Queria voltar lá. Não mudar as coisas, mas mudar as coisas. Faz sentido isso? Acho que não queria mudar as coisas (talvez avisar pra mim mesmo alguns resultados esperados e evitáveis).

(Não sei se falei (ou só pensei) isso). Amor é andar de mãos dadas, meu velho. Mãos dadas é a coisa mais ridícula que um casal pode fazer. Cachorro e dono. Não é prático, alguém puxa prum lado, tem um ritmo estranho de caminhar. Isso é amor. Amor é pouco prático, desconfortável (mas tu não quer soltar). Porra.

De uma certa forma, um relacionamento são duas pessoas que se recusam a desistir uma da outra. Duas pessoas igualmente ferradas, claro.

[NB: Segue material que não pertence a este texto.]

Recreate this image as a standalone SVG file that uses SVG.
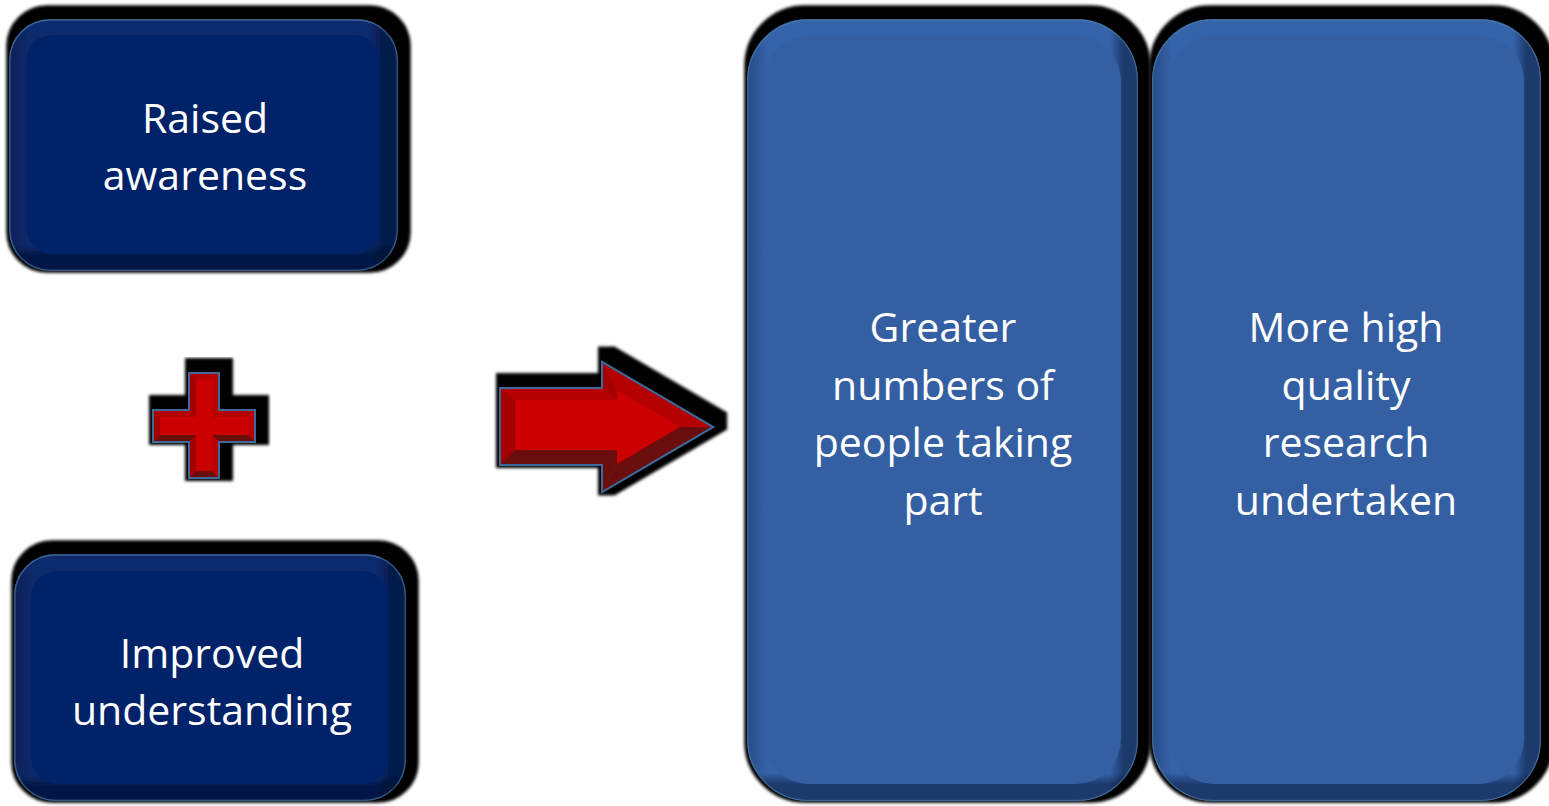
<svg xmlns="http://www.w3.org/2000/svg" width="1549" height="806" viewBox="0 0 1549 806">
<defs>
<filter id="sh" x="-15%" y="-15%" width="130%" height="130%">
<feMorphology in="SourceAlpha" operator="dilate" radius="8"/>
<feOffset dx="5" dy="-6"/>
<feGaussianBlur stdDeviation="1.5" result="s"/>
<feMerge><feMergeNode in="s"/><feMergeNode in="SourceGraphic"/></feMerge>
</filter>
<linearGradient id="hn" x1="0" y1="0" x2="1" y2="0">
<stop offset="0" stop-color="#000820" stop-opacity="0.25"/>
<stop offset="0.05" stop-color="#000820" stop-opacity="0"/>
<stop offset="0.93" stop-color="#000820" stop-opacity="0"/>
<stop offset="0.965" stop-color="#000820" stop-opacity="0.45"/>
<stop offset="1" stop-color="#000820" stop-opacity="0.45"/>
</linearGradient>
<linearGradient id="vs" x1="0" y1="0" x2="0" y2="1">
<stop offset="0" stop-color="#000820" stop-opacity="0"/>
<stop offset="0.9" stop-color="#000820" stop-opacity="0"/>
<stop offset="0.94" stop-color="#000820" stop-opacity="0.5"/>
<stop offset="1" stop-color="#000820" stop-opacity="0.5"/>
</linearGradient>
<linearGradient id="vt" x1="0" y1="0" x2="0" y2="1">
<stop offset="0" stop-color="#000820" stop-opacity="0"/>
<stop offset="0.965" stop-color="#000820" stop-opacity="0"/>
<stop offset="0.98" stop-color="#000820" stop-opacity="0.45"/>
<stop offset="1" stop-color="#000820" stop-opacity="0.45"/>
</linearGradient>
<style>
.t{font-family:"Open Sans","Noto Sans","Liberation Sans",sans-serif;font-size:41px;fill:#ffffff;text-anchor:middle}
.nout{fill:#0a2a6c;stroke:#3a6496;stroke-width:1.5}
.nface{fill:#062468}
.bout{fill:#3563aa;stroke:#4474aa;stroke-width:1.5}
.bface{fill:#365fa3}
.rface{fill:#cc0000}
.rtop{fill:#b40000}
.rleft{fill:#a40000}
.rright{fill:#bc0505}
.rbot{fill:#6b0b0b}
.rout{fill:none;stroke:#3d6a9a;stroke-width:2;stroke-linejoin:miter}
</style>
</defs>
<rect width="1549" height="806" fill="#ffffff"/>

<g id="raised-awareness">
<g filter="url(#sh)">
<rect class="nout" x="10" y="20" width="387" height="250" rx="40"/>
<rect fill="url(#hn)" x="10" y="20" width="387" height="250" rx="40"/>
<rect fill="url(#vs)" x="10" y="20" width="387" height="250" rx="40"/>
<rect class="nface" x="26" y="35" width="355" height="219" rx="26"/>
</g>
<text class="t" x="205" y="133">Raised</text>
<text class="t" x="205" y="190">awareness</text>
</g>

<g id="improved-understanding">
<g filter="url(#sh)">
<rect class="nout" x="15" y="555" width="390" height="245" rx="40"/>
<rect fill="url(#hn)" x="15" y="555" width="390" height="245" rx="40"/>
<rect fill="url(#vs)" x="15" y="555" width="390" height="245" rx="40"/>
<rect class="nface" x="31" y="571" width="358" height="213" rx="26"/>
</g>
<text class="t" x="212" y="668">Improved</text>
<text class="t" x="212" y="725">understanding</text>
</g>

<g id="plus">
<g filter="url(#sh)">
<polygon class="rface" points="189,373 219,373 219,410 255,410 255,442 219,442 219,478 189,478 189,442 153,442 153,410 189,410"/>
<polygon class="rtop" points="189,373 219,373 212,380 196,380"/>
<polygon class="rright" points="219,373 219,410 212,417 212,380"/>
<polygon class="rtop" points="219,410 255,410 248,417 212,417"/>
<polygon class="rright" points="255,410 255,442 248,435 248,417"/>
<polygon class="rbot" points="255,442 219,442 212,435 248,435"/>
<polygon class="rright" points="219,442 219,478 212,471 212,435"/>
<polygon class="rbot" points="219,478 189,478 196,471 212,471"/>
<polygon class="rleft" points="189,478 189,442 196,435 196,471"/>
<polygon class="rbot" points="189,442 153,442 160,435 196,435"/>
<polygon class="rleft" points="153,442 153,410 160,417 160,435"/>
<polygon class="rtop" points="153,410 189,410 196,417 160,417"/>
<polygon class="rleft" points="189,410 189,373 196,380 196,417"/>
<polygon class="rout" points="189,373 219,373 219,410 255,410 255,442 219,442 219,478 189,478 189,442 153,442 153,410 189,410"/>
</g>
</g>

<g id="connectors">
<g filter="url(#sh)">
<polygon class="rface" points="500,388 602,388 602,362 713,427 602,492 602,465 500,465"/>
<polygon class="rtop" points="500,388 602,388 617,400 515,400"/>
<polygon class="rleft" points="602,388 602,362 617,390 617,400"/>
<polygon class="rtop" points="602,362 713,427 680,427 617,390"/>
<polygon class="rbot" points="713,427 602,492 617,464 680,427"/>
<polygon class="rbot" points="602,492 602,465 617,450 617,464"/>
<polygon class="rbot" points="602,465 500,465 515,450 617,450"/>
<polygon class="rleft" points="500,465 500,388 515,400 515,450"/>
<polygon class="rout" points="500,388 602,388 602,362 713,427 602,492 602,465 500,465"/>
</g>
</g>

<g id="greater-numbers">
<g filter="url(#sh)">
<rect class="bout" x="748" y="20" width="389" height="780" rx="60"/>
<rect fill="url(#hn)" x="748" y="20" width="389" height="780" rx="60"/>
<rect fill="url(#vt)" x="748" y="20" width="389" height="780" rx="60"/>
<rect class="bface" x="764" y="36" width="357" height="748" rx="45"/>
</g>
<text class="t" x="943" y="342">Greater</text>
<text class="t" x="943" y="400">numbers of</text>
<text class="t" x="943" y="457">people taking</text>
<text class="t" x="943" y="515">part</text>
</g>

<g id="high-quality-research">
<g filter="url(#sh)">
<rect class="bout" x="1153" y="20" width="387" height="780" rx="60"/>
<rect fill="url(#hn)" x="1153" y="20" width="387" height="780" rx="60"/>
<rect fill="url(#vt)" x="1153" y="20" width="387" height="780" rx="60"/>
<rect class="bface" x="1169" y="36" width="355" height="748" rx="45"/>
</g>
<text class="t" x="1346" y="342">More high</text>
<text class="t" x="1346" y="400">quality</text>
<text class="t" x="1346" y="457">research</text>
<text class="t" x="1346" y="515">undertaken</text>
</g>
</svg>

Até porque cada livro tem uma última página. Toda novela tem um último capítulo. E aceitar que nenhuma dessas pessoas vai estar perto de ti de novo racha tua cara que nem uma pedra que atravessa o vidro da janela. Um buraco, daí os cacos em torno do buraco, as rachaduras, o eco da ausência. Em algum momento a fita VHS para. Sempre chega naquele troço colorido que faz piii, e depois o chiado que acabou. Som chiado, cores chiadas.